If you turn around quickly enough you will see a short, happy little Scotsman from the Ministry of Rain with a squirt bottle aimed at the back of your head who thinks water is the greatest thing there is or ever was, but they are highly trained in ninja-like techniques, so it’s unlikely that you’ll be able to spot one unless he’s a rooky. They also come by about every half hour and squirt your windows when you aren’t looking so there are always some droplets on any window at any given time, no matter what; leaving the impression that it always just rained a little. Again, this is because Scotland cares/is screwing with you and never wants you to feel as if it isn’t either raining or having just rained and is about to start again after a short intermission for bathroom breaks and chips and such. The spritzing is long enough to render your hair completely ridiculous and short enough to make an umbrella completely useless since even though an umbrella could stop the spritz, it lasts for such a short period of time that by the time you have it open the little Scott with the squirt bottle has moved on, shaking their head at you and saying in his laughing Glaswegian accent “An umbrella? This is just the wee spritzing service. This isn’t hearty rain. Let’s not be selfish. This bottle has to last for more people than just you.”

I’m having some difficulty with the whole umbrella issue anyway. I have always felt that, as a moral issue, umbrellas ought to be large. I don’t do that little flimsy purse umbrella nonsense. I feel like an umbrella should be able to shield one person completely from the rain, and at least two people easily if they are willing to snuggle just a little. However, the problem with having a big umbrella is that the sidewalks in here are very small. I didn’t realize this until I was walking with my umbrella up and had to lift it up over people so that we could pass. There just isn’t room for a big umbrella on these sidewalks. I’m not entirely sure what to do about this.

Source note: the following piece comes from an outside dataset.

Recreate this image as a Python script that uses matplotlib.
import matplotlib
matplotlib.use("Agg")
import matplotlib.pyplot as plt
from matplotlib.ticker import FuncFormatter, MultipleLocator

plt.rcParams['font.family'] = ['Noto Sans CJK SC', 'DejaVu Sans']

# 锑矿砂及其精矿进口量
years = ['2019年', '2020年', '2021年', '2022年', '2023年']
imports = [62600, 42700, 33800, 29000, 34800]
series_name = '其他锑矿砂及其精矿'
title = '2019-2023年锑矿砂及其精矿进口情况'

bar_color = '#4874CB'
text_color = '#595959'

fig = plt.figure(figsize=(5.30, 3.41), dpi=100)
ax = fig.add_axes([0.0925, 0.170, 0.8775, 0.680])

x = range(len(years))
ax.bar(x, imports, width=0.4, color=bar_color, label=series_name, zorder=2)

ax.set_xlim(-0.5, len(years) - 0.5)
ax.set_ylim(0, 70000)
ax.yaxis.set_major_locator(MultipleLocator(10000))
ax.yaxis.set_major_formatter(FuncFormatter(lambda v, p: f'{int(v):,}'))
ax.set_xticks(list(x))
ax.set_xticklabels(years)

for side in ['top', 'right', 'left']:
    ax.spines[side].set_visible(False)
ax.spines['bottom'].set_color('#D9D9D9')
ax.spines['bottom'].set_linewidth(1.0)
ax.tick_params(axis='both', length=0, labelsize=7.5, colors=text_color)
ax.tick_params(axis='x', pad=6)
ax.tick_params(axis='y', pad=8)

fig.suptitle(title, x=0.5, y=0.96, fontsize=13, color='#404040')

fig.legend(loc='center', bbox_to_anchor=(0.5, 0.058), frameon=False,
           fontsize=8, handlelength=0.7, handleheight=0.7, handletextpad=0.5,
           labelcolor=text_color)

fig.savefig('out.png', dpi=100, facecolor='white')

I also am a huge advocate of the big umbrella because it is less likely to turn inside out on you when the wind begins to blow. One of the exceptions to this love of the big umbrella was a purse sized umbrella that I had as an undergraduate. It had Monet’s water lilies on it and was broken so that when you pushed the button to open it, if you didn’t hold the top, the whole thing would go shooting forward a few feet forward leaving you holding that little handle part at the bottom. It was fantastic. But when you put it back together it worked wonderfully and it never turned inside out and it was beautiful.

I hate when umbrellas turn inside out. Not only do I hate it because I am suddenly exposed to the elements when I was not expecting it, but I feel like it is a personal betrayal of trust. I feel like I have been cheated on. I trusted the umbrella to shelter me, to keep me safe and warm and dry and then it flips inside out and all of a sudden there I am, awkward and trying to convince it to come back to me while everybody watches “Please, baby, I know you want to run away with the wind. I know being stable is boring… but… but… I NEED you, please go back to how you were” and the worst part, the part I hate the most, is that you know, you KNOW with that sick feeling in your gut that once it happens the first time it’s going to happen over and over and over again, any time the wind blows. From then on your umbrella is totally unreliable, but you can never bring yourself to buy another one because, well, you already have an umbrella. And who buys umbrellas anyway, until you’re stuck in the rain somewhere, which explains why we always get the cheapest ones. You may have guessed this already, but my umbrella cheated on me. I can’t really blame it because the wind here, as it was on this day, can be ridiculous. The little traitor is sitting in the hallway right now thinking about what it has done. Obviously I’ll forgive it and use it again with no hard feelings, but I’m not sure if I can really learn to trust it, since its integrity was compromised so early on.



update:
tl;dr version: sometimes it rains, sometimes it doesn't. it's hard to tell which is which.